Friday, April 30, 2010
Give Me One
Many years ago, I went to a conference where the speaker related the following story:
One day, her high school aged daughter came home from school telling about how one of her best friends said something super insulting. The mother bear quickly jumped out. How could her daughter's "friend" say something so mean? She wanted to know what her daughter was going to do, how she was going to punish the friend for her thoughtless comment. The daughter was not upset. "Oh, you know, Mom. She's not usually like that. I'll give her one."
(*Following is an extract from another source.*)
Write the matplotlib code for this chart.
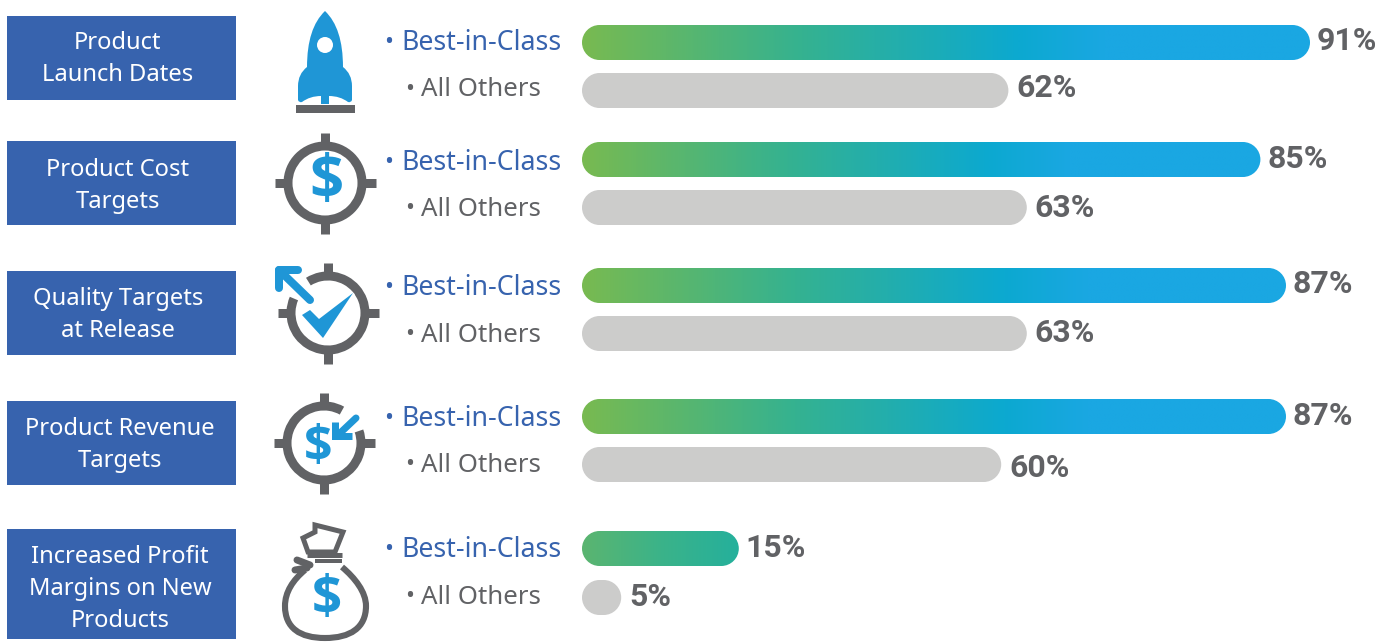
import numpy as np
import matplotlib
matplotlib.use("Agg")
import matplotlib.pyplot as plt
from matplotlib.colors import LinearSegmentedColormap
from matplotlib.patches import Circle, PathPatch, Polygon, Rectangle, Wedge
from matplotlib.path import Path

# data
categories = [
    "Product\nLaunch Dates",
    "Product Cost\nTargets",
    "Quality Targets\nat Release",
    "Product Revenue\nTargets",
    "Increased Profit\nMargins on New\nProducts",
]
best_values = [91, 85, 87, 87, 15]
other_values = [62, 63, 63, 60, 5]
# lengths the bars are actually drawn at (the original is not to scale)
best_drawn = [91.0, 84.8, 88.0, 88.0, 19.6]
other_drawn = [53.3, 55.6, 55.6, 52.4, 4.9]

# layout, in pixels of the picture
W, H = 1392, 643
BAR_LEFT = 582
UNIT = 8
BAR_H = 35
box_tops = [16, 141, 271, 401, 529]
box_bottoms = [100, 225, 355, 485, 639]
text_x = [118, 118, 118, 120, 120]
text_y = [59, 186, 315, 445, 589]
best_tops = [25, 142, 268, 399, 531]
other_tops = [73, 190, 316, 447, 580]
best_label_y = [41, 159, 284, 416, 548]
other_label_y = [88, 208, 333, 468, 597]
best_text_y = [43, 163, 288, 419, 550]
other_text_y = [90, 209, 335, 465, 597]

BLUE = "#3763AE"
GREY = "#616265"
ICON = "#1F96D6"
BAR_GREY = "#CCCCCB"
FONT = "Noto Sans"

fig = plt.figure(figsize=(W / 100, H / 100), dpi=100)
ax = fig.add_axes([0, 0, 1, 1])
ax.set_xlim(0, W)
ax.set_ylim(H, 0)
ax.axis("off")

# bars get their own axes where x is the drawn percent
ax_bars = fig.add_axes([BAR_LEFT / W, 0, (UNIT * 100) / W, 1])
ax_bars.set_xlim(0, 100)
ax_bars.set_ylim(H, 0)
ax_bars.axis("off")
ax_bars.patch.set_alpha(0)

long_cmap = LinearSegmentedColormap.from_list(
    "long", [(0, "#78BA51"), (0.3, "#35B290"), (0.6, "#0CA9D0"), (0.72, "#1AA7E2"), (1, "#1AA7E2")])
short_cmap = LinearSegmentedColormap.from_list("short", ["#5BB570", "#3BB389", "#25B09C"])


def pill(length, top, color="none"):
    # rounded both ends with true circular corners in pixels
    ry = BAR_H / 2
    rx = ry / UNIT
    k = 0.55
    b = top + BAR_H
    m = top + ry
    verts = [(rx, top), (length - rx, top),
             (length - rx + k * rx, top), (length, m - k * ry), (length, m),
             (length, m + k * ry), (length - rx + k * rx, b), (length - rx, b),
             (rx, b),
             (rx - k * rx, b), (0, m + k * ry), (0, m),
             (0, m - k * ry), (rx - k * rx, top), (rx, top),
             (rx, top)]
    codes = [Path.MOVETO, Path.LINETO] + [Path.CURVE4] * 6 + [Path.LINETO] + [Path.CURVE4] * 6 + [Path.CLOSEPOLY]
    p = PathPatch(Path(verts, codes), fc=color, ec="none")
    ax_bars.add_patch(p)
    return p


def gradient_bar(length, top, cmap):
    p = pill(length, top)
    grad = np.linspace(0, 1, 400).reshape(1, -1)
    im = ax_bars.imshow(grad, extent=[0, length, top + BAR_H, top], cmap=cmap,
                        aspect="auto", interpolation="bilinear")
    im.set_clip_path(p)


def line(points, width, color=GREY, cap="butt", join="miter"):
    xs, ys = zip(*points)
    ax.plot(xs, ys, color=color, lw=width * 0.72, solid_capstyle=cap, solid_joinstyle=join)


def crosshair(cx, cy, gap=None):
    # ring, optionally with an opening; angles are on the flipped y axis
    if gap is None:
        ax.add_patch(Wedge((cx, cy), 41.5, 0, 360, width=9, fc=GREY, ec="none"))
    else:
        ax.add_patch(Wedge((cx, cy), 41.5, gap[1], gap[0] + 360, width=9, fc=GREY, ec="none"))
    for dx, dy in [(1, 0), (-1, 0), (0, 1), (0, -1)]:
        line([(cx + dx * 38, cy + dy * 38), (cx + dx * 50.5, cy + dy * 50.5)], 9)


def dollar(x, y, size):
    ax.text(x, y, "$", color=ICON, fontsize=size, fontweight="bold", family="Open Sans",
            ha="center", va="center")


def rocket():
    verts = [(325, 11), (307, 28), (307, 67), (298, 74), (298, 86), (298, 100),
             (299, 103), (302, 102), (310, 96), (321, 96), (321, 104), (329, 104), (329, 96),
             (340, 96), (348, 102), (351, 103), (352, 100), (352, 86), (352, 74), (343, 67),
             (343, 28), (325, 11), (325, 11)]
    codes = [Path.MOVETO, Path.CURVE3, Path.CURVE3, Path.CURVE3, Path.CURVE3,
             Path.LINETO, Path.CURVE3, Path.CURVE3, Path.CURVE3, Path.CURVE3, Path.LINETO,
             Path.LINETO, Path.LINETO, Path.CURVE3, Path.CURVE3, Path.CURVE3, Path.CURVE3,
             Path.LINETO, Path.CURVE3, Path.CURVE3, Path.CURVE3, Path.CURVE3,
             Path.CLOSEPOLY]
    ax.add_patch(PathPatch(Path(verts, codes), fc=ICON, ec="none"))
    ax.add_patch(Circle((325, 45), 8, fc="white", ec="none"))
    ax.add_patch(Rectangle((296, 105), 59, 8, fc=GREY, ec="none"))


def check_icon():
    crosshair(328, 313, gap=(203, 238))
    # white knock-out behind the arrow, then arrow and tick
    line([(314, 303), (285, 274)], 14, color="white")
    line([(310, 300), (279, 270)], 8, color=ICON, cap="round")
    line([(298, 270), (279, 270), (279, 288)], 8, color=ICON, cap="round", join="round")
    tick = [(302, 315), (310, 310), (319, 319), (353, 293), (323, 338)]
    ax.add_patch(Polygon(tick, fc="white", ec="white", lw=3))
    ax.add_patch(Polygon(tick, fc=ICON, ec="none"))


def revenue_icon():
    crosshair(324, 443, gap=(-61, -19))
    line([(356, 418), (338, 435)], 7, color=ICON, cap="round")
    line([(335, 422), (335, 436), (352, 436)], 7, color=ICON, join="miter")
    dollar(318, 448, 36)


def bag_icon():
    body = [(305, 570), (293, 580), (285, 592), (285, 606),
            (285, 628), (300, 638), (325, 638),
            (350, 638), (366, 628), (366, 606),
            (366, 592), (355, 578), (342, 567)]
    codes = [Path.MOVETO] + [Path.CURVE4] * 12
    ax.add_patch(PathPatch(Path(body, codes), fc="none", ec=GREY, lw=4.4))
    line([(307, 555), (342, 555)], 5)
    line([(315, 561), (342, 561)], 4)
    line([(297, 560), (310, 565)], 7, cap="round")
    line([(295, 570), (307, 568)], 7, cap="round")
    top = [(303, 538), (315, 532), (315, 525), (343, 532), (335, 552), (308, 552)]
    ax.add_patch(Polygon(top, fc="none", ec=GREY, lw=3.6, joinstyle="miter"))
    dollar(327, 600, 38)


for i, cat in enumerate(categories):
    top, bottom = box_tops[i], box_bottoms[i]
    ax.add_patch(Rectangle((7, top), 229, bottom - top, fc=BLUE, ec="none"))
    ax.text(text_x[i], text_y[i], cat, color="white", fontsize=17.1, family=FONT,
            ha="center", va="center", linespacing=1.42)

    ax.text(384, best_text_y[i], "•", color=BLUE, fontsize=17, family=FONT, ha="left", va="center")
    ax.text(401, best_text_y[i], "Best-in-Class", color=BLUE, fontsize=19.2, family=FONT,
            ha="left", va="center")
    ax.text(405, other_text_y[i], "•", color=GREY, fontsize=17, family=FONT, ha="left", va="center")
    ax.text(421, other_text_y[i], "All Others", color=GREY, fontsize=18.6, family=FONT,
            ha="left", va="center")

    cmap = short_cmap if best_values[i] < 50 else long_cmap
    gradient_bar(best_drawn[i], best_tops[i], cmap)
    pill(other_drawn[i], other_tops[i], BAR_GREY)

    ax.text(BAR_LEFT + best_drawn[i] * UNIT + 7, best_label_y[i], f"{best_values[i]}%",
            color=GREY, fontsize=23, fontweight="bold", family="Roboto", ha="left", va="center")
    ax.text(BAR_LEFT + other_drawn[i] * UNIT + 8, other_label_y[i], f"{other_values[i]}%",
            color=GREY, fontsize=23, fontweight="bold", family="Roboto", ha="left", va="center")

ax_bars.set_xlim(0, 100)
ax_bars.set_ylim(H, 0)

rocket()
crosshair(325, 183)
dollar(326, 183, 43)
check_icon()
revenue_icon()
bag_icon()

fig.savefig("out.png", dpi=100)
It has stuck with me all these years because we all say and do stupid things, now and then. Some of us (ME) do and stay stupid things often and I'm always hoping that people will give me one. In other words, if you know that a person isn't mean spirited or intentionally hurtful, forgive them. Figure that they are having a bad day, that they don't realize what they are saying, or that they simply had a slip of tongue. (Joette, I still feel bad about my major slip of tongue in the hall of our high school that one day!) We could be hurt or mad and fume or cry for days on end; or we could be understanding and let it roll off our backs.
A recent post apparently "shocked" at least two of my readers. I am sorry about those feelings. One of my personal traits is to torture myself over and over about the possibility of hurting someone. The purpose of this blog is NOT to hurt feelings.
I have the pulpit, here, and I am sorely tempted to call you repentance, like you tried to do for me (you said it was "enlighten" me, but really, you wanted me to repent). Since you already compared me to being one those in the great and spacious building and accused me of being gluttonous, a covenant breaker, an instigator of negativity, having behavior unbecoming a daughter of God, mocking, disappointing, and hypocritical, I am determined to prove you wrong. Your comments, which were three times as long as my original post, drew many false conclusions about the post and myself.
If you continue reading my blog, you will find that I am frank about being imperfect. I've posted pictures of my massive laundry pile, my children get cavities, my cabinets are full of high fructose corn syrup, some of the media I view has stronger language than Veggie Tales, I've read books that take the Lord's name in vain, and I can't catch a ball.
Please, give me one (and I'll do likewise).